Infinite sequence avoiding a countable set of words As an application in group theory, I would need an infinite sequence over a finite alphabet, that avoids a sequence of words $w_i$, where the length of $w_i$ is such that $l(w_i) > 10^8 l(w_{i-1})$. 
I have found several results about avoiding patterns, but here I would really just need to avoid the words themselves. 
Do there exist results along these lines?
 A: I am not sure that it is exactly what you need, but the following is true:
For an alhabet with $q\geq 4$ letters and a sequence of forbidden words with lengths $n_1<n_2<\dots$ there exists an infinite word without forbidden subwords (where subword of a word W is a segment of consecutive letters in W, like "hab" is a subword of "alphabet".)

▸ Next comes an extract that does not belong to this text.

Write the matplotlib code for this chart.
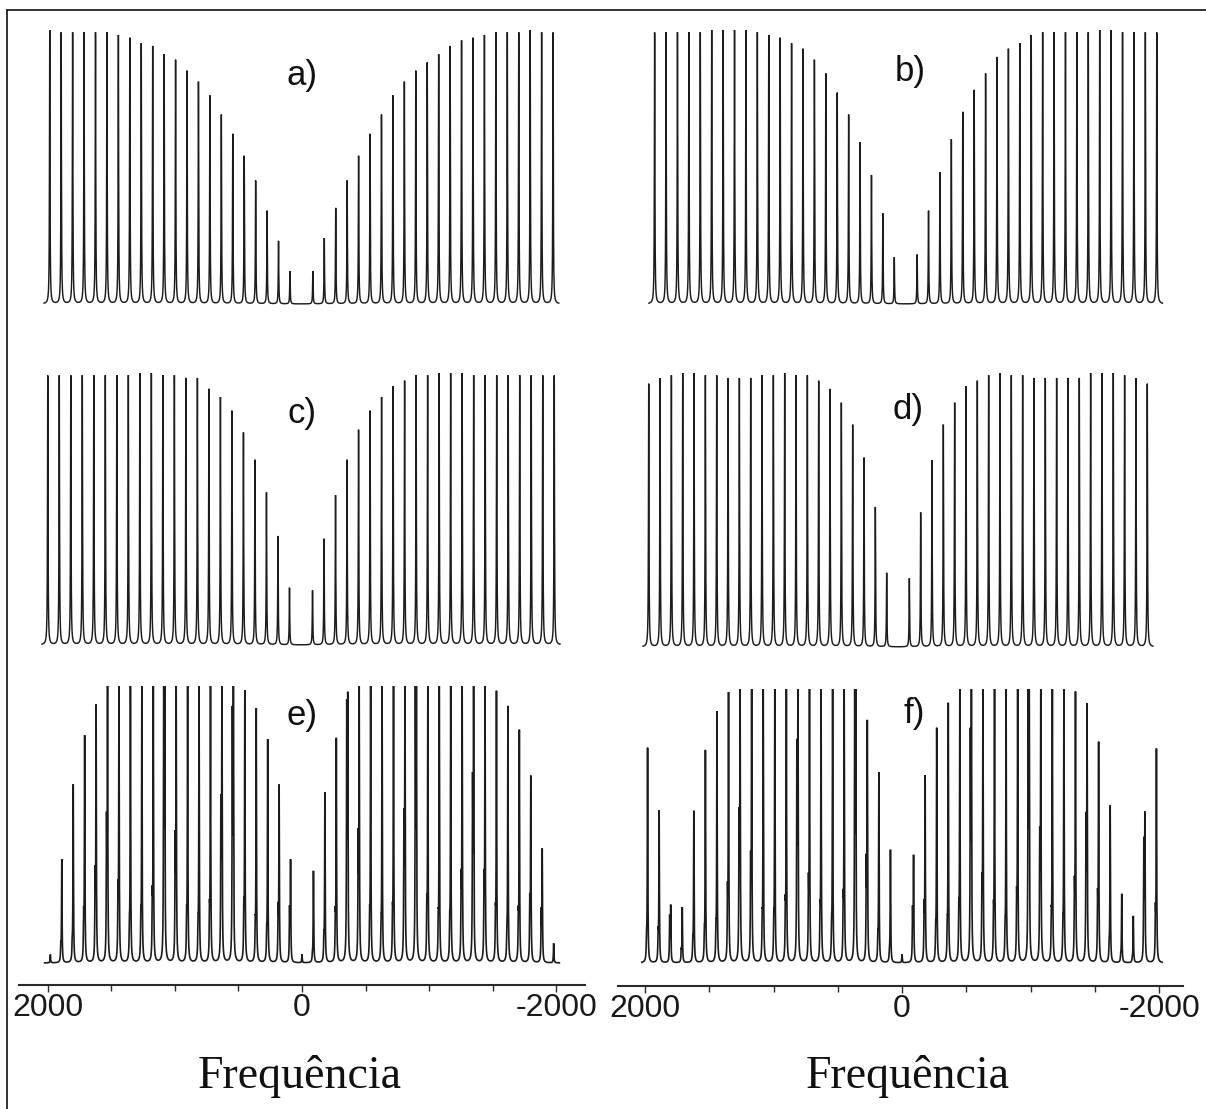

Proof. Choose $c$ like $c=2$ and prove that for the number $f(n)$ of permitted words of length $n$ (i.e. words without forbidden subwords) we have $f(n)\geq cf(n-1)$. 
Induction in $n$. Base $n=1$ holds ($f(0)=1$, $f(1)\geq q-1$). 
We have $f(n)\geq qf(n-1)-\sum_i f(n-n_i)$ (take any permitted word with $n-1$ letter and add arbitrary letter. If new word is not permitted, then it ends by some forbidden subword.) By induction purpose we have $f(n-i)\leq c^{1-n}f(n-1)$, thus $f(n)\geq (q-\sum c^{1-n_i})f(n-1)\geq cf(n-1)$ as desired. 
Now we have arbitrarily long permitted words. It follows that there exists an infinite permitted word (proof: choose letters $x_1,x_2,\dots,x_n$ so that word $x_1\dots x_n$ has arbitrarily long permitted continuations. We may always proceed.)
Above argument works for $q=2$ and $q=3$ under stronger assumptions on $(n_i)$.